STATED EXERCISE: Among the records that follow, count the lines with the string "script"; report only that count.

───── PROVIDED DATA

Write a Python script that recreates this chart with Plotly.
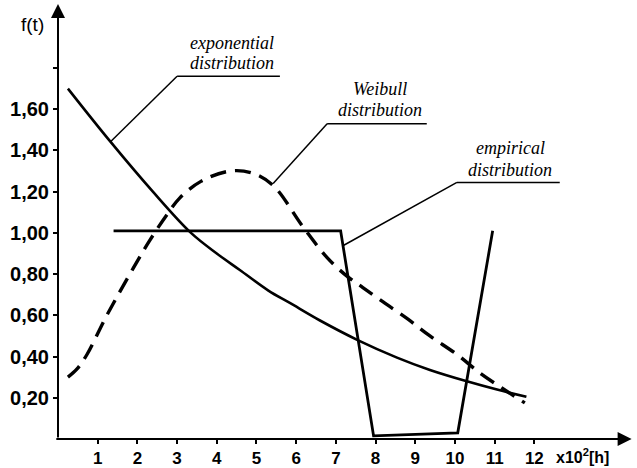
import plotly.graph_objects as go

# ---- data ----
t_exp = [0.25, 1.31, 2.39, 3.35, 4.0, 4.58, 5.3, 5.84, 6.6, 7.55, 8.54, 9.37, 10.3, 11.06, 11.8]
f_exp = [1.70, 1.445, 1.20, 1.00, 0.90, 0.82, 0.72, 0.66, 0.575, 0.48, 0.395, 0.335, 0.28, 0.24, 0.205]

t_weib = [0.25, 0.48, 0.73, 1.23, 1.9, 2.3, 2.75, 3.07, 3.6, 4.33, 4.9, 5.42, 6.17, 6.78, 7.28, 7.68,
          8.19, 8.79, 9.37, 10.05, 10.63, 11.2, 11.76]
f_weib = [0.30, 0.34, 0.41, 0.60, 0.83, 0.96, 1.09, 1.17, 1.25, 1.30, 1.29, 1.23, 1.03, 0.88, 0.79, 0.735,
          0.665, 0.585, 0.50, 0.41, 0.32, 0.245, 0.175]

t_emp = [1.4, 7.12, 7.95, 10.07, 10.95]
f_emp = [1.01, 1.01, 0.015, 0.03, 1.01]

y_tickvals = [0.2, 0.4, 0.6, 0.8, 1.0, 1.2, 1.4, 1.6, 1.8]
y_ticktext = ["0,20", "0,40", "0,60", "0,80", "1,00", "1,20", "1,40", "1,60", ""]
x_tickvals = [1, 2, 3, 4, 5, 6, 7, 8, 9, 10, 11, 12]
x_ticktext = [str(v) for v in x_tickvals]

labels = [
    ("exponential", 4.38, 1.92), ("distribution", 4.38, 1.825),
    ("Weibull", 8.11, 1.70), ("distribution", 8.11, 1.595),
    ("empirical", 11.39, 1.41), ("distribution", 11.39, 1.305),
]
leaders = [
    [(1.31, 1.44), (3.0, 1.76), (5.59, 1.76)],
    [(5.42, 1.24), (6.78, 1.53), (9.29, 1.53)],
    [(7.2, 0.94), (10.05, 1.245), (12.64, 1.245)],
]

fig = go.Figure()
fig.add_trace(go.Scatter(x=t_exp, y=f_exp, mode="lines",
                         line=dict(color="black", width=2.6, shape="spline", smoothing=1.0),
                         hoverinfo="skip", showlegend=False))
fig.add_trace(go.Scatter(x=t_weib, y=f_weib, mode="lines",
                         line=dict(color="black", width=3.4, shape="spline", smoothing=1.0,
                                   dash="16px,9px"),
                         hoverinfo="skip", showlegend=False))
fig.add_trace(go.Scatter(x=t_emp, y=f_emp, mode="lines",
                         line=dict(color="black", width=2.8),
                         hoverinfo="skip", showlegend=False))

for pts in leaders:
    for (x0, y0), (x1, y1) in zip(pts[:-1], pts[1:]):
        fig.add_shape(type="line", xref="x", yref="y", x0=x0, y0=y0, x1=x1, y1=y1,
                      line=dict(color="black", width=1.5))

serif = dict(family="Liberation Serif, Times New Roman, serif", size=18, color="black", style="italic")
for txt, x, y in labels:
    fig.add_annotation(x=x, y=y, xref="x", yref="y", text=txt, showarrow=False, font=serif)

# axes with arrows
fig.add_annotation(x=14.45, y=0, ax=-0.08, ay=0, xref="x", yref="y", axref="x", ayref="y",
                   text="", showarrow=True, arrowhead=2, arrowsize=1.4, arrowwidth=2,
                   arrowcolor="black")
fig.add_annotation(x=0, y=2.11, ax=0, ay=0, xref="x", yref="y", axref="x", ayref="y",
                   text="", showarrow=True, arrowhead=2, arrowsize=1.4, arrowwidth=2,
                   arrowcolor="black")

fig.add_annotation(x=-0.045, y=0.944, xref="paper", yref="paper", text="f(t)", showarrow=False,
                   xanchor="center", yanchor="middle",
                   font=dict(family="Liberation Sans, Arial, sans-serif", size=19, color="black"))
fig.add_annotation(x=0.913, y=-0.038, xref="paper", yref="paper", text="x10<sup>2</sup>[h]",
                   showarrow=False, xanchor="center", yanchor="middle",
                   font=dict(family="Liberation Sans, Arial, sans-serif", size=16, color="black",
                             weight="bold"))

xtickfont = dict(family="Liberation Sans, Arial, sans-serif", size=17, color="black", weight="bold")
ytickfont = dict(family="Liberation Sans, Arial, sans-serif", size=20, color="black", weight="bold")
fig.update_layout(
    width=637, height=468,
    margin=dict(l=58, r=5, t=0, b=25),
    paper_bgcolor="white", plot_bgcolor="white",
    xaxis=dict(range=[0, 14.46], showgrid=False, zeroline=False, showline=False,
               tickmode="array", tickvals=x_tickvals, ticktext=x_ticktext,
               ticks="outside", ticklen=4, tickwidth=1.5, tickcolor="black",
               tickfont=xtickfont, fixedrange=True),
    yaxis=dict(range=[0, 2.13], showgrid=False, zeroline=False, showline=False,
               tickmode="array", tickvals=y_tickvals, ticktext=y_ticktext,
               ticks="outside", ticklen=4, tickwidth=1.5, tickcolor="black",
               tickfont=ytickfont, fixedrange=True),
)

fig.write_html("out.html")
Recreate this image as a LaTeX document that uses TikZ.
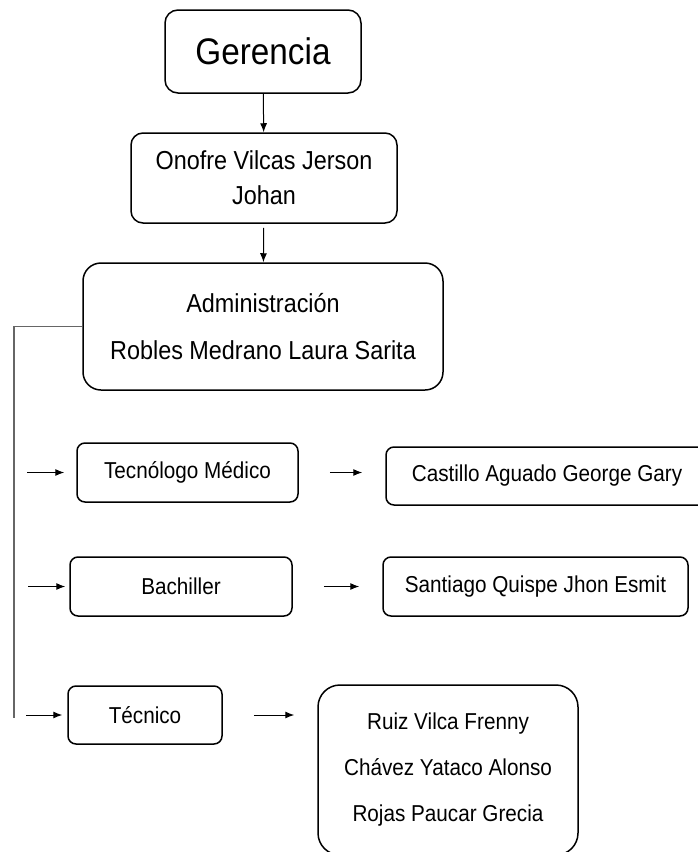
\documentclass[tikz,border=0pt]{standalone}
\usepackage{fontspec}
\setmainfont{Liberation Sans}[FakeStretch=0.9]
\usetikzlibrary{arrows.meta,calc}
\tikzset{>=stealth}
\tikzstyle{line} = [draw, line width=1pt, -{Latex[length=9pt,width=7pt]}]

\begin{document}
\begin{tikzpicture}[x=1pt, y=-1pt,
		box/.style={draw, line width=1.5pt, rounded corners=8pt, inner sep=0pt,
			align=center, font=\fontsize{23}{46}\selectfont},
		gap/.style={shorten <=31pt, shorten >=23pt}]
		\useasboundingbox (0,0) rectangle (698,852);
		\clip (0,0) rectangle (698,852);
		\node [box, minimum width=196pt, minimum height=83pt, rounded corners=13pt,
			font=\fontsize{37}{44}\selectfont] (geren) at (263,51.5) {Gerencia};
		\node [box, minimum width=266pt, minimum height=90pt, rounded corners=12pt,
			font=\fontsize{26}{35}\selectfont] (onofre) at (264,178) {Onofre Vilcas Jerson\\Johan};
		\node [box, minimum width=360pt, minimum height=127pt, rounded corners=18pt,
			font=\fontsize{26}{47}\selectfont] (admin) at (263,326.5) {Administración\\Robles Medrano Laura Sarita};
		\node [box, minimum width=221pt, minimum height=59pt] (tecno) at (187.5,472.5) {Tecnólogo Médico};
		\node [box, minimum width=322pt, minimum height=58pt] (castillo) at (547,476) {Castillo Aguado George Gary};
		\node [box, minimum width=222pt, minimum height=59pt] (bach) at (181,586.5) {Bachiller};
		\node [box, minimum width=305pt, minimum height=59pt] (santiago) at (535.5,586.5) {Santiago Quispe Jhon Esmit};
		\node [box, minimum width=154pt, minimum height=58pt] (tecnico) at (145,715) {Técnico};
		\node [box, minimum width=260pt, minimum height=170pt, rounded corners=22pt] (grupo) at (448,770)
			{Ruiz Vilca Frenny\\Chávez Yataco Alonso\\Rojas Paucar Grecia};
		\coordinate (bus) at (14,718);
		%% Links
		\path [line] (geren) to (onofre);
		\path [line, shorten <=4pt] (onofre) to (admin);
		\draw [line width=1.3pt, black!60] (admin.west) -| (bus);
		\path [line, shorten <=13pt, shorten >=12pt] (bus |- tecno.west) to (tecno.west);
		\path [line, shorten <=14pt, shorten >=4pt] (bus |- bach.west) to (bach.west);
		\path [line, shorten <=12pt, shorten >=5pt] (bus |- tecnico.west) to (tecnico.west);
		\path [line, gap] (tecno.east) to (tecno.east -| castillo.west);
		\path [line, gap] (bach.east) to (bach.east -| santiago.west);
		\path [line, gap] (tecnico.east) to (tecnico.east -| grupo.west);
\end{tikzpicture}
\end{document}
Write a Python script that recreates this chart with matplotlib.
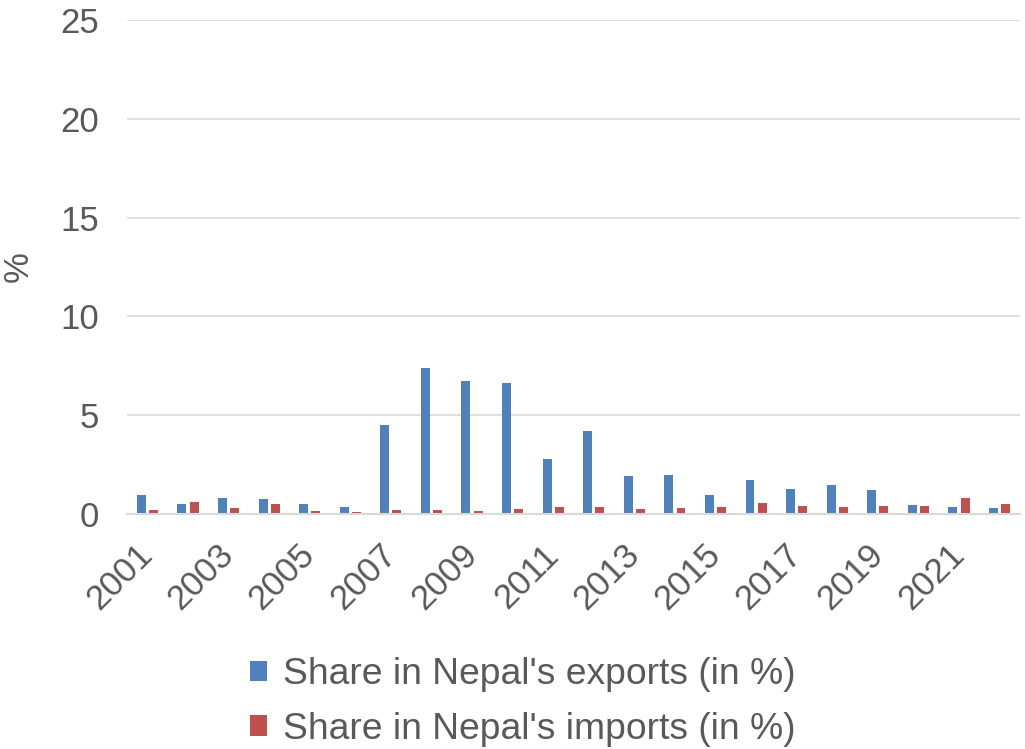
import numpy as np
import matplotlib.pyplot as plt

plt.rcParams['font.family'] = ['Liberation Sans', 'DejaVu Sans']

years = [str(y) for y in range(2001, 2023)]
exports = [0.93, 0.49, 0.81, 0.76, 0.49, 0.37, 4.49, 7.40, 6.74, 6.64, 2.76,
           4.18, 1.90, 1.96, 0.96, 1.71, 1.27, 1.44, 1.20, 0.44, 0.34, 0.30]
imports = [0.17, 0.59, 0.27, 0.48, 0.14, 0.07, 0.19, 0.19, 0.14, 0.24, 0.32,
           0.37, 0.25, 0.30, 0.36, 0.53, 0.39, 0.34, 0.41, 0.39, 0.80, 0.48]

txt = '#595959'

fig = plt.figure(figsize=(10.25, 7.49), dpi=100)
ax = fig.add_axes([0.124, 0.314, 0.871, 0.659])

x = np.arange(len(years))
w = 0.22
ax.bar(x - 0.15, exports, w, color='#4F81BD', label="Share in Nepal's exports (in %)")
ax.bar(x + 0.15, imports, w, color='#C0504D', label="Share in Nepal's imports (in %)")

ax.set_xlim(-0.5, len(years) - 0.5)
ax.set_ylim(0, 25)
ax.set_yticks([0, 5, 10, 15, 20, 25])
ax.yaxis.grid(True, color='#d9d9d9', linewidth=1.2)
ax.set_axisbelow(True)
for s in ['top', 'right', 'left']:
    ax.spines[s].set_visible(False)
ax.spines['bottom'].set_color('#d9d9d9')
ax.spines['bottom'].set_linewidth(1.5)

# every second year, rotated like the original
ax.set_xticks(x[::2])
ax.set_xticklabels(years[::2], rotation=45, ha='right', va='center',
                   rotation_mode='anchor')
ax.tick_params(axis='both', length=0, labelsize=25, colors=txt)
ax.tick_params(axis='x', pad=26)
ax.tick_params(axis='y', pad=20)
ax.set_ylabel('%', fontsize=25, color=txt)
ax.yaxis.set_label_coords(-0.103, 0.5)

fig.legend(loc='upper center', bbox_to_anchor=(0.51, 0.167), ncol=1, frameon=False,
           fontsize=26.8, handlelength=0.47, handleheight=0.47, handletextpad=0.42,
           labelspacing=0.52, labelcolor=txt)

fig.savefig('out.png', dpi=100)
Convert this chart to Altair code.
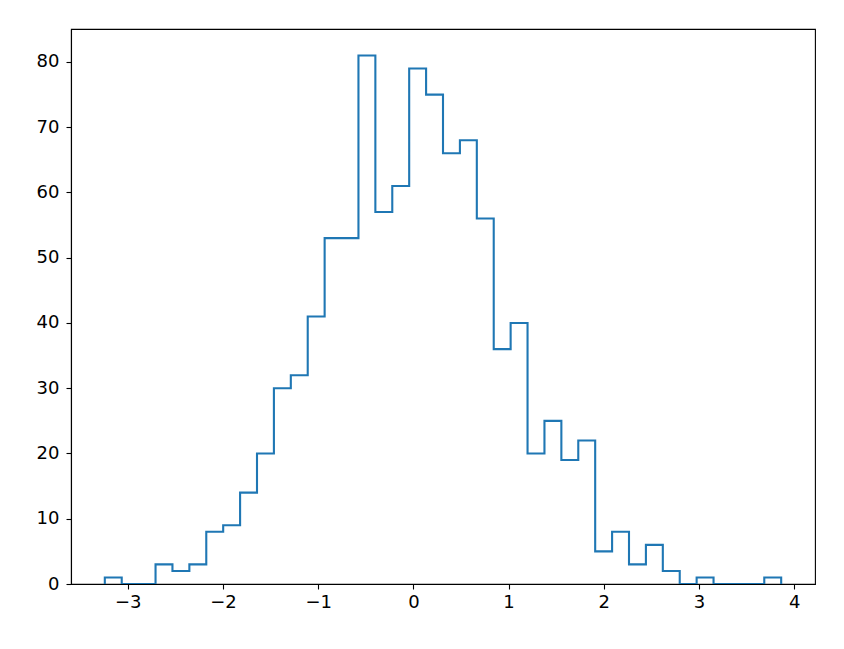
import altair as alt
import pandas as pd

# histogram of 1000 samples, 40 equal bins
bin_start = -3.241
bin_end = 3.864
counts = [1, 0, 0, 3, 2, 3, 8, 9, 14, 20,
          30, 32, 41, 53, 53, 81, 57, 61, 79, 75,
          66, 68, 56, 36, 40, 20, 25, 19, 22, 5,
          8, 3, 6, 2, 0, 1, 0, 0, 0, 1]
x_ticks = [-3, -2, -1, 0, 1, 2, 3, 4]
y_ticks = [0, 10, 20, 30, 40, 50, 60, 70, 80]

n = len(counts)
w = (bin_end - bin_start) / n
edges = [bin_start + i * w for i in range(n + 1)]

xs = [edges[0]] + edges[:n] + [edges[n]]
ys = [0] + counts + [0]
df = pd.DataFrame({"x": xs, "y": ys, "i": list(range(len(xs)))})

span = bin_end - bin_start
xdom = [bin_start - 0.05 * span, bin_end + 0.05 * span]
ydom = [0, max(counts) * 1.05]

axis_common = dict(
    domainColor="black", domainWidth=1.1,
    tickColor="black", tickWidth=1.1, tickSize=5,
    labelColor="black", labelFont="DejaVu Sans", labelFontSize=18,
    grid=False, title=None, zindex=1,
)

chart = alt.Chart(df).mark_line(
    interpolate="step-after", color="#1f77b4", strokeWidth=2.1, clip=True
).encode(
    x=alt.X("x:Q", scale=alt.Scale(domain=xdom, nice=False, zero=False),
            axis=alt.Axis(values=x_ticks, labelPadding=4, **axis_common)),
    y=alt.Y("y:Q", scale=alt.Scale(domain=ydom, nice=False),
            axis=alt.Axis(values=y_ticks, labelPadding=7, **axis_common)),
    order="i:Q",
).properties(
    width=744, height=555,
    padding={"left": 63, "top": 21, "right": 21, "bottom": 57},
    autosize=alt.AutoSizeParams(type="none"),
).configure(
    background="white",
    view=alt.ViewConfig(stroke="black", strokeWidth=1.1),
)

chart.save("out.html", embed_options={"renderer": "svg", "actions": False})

──────────

THE OUTPUT: 2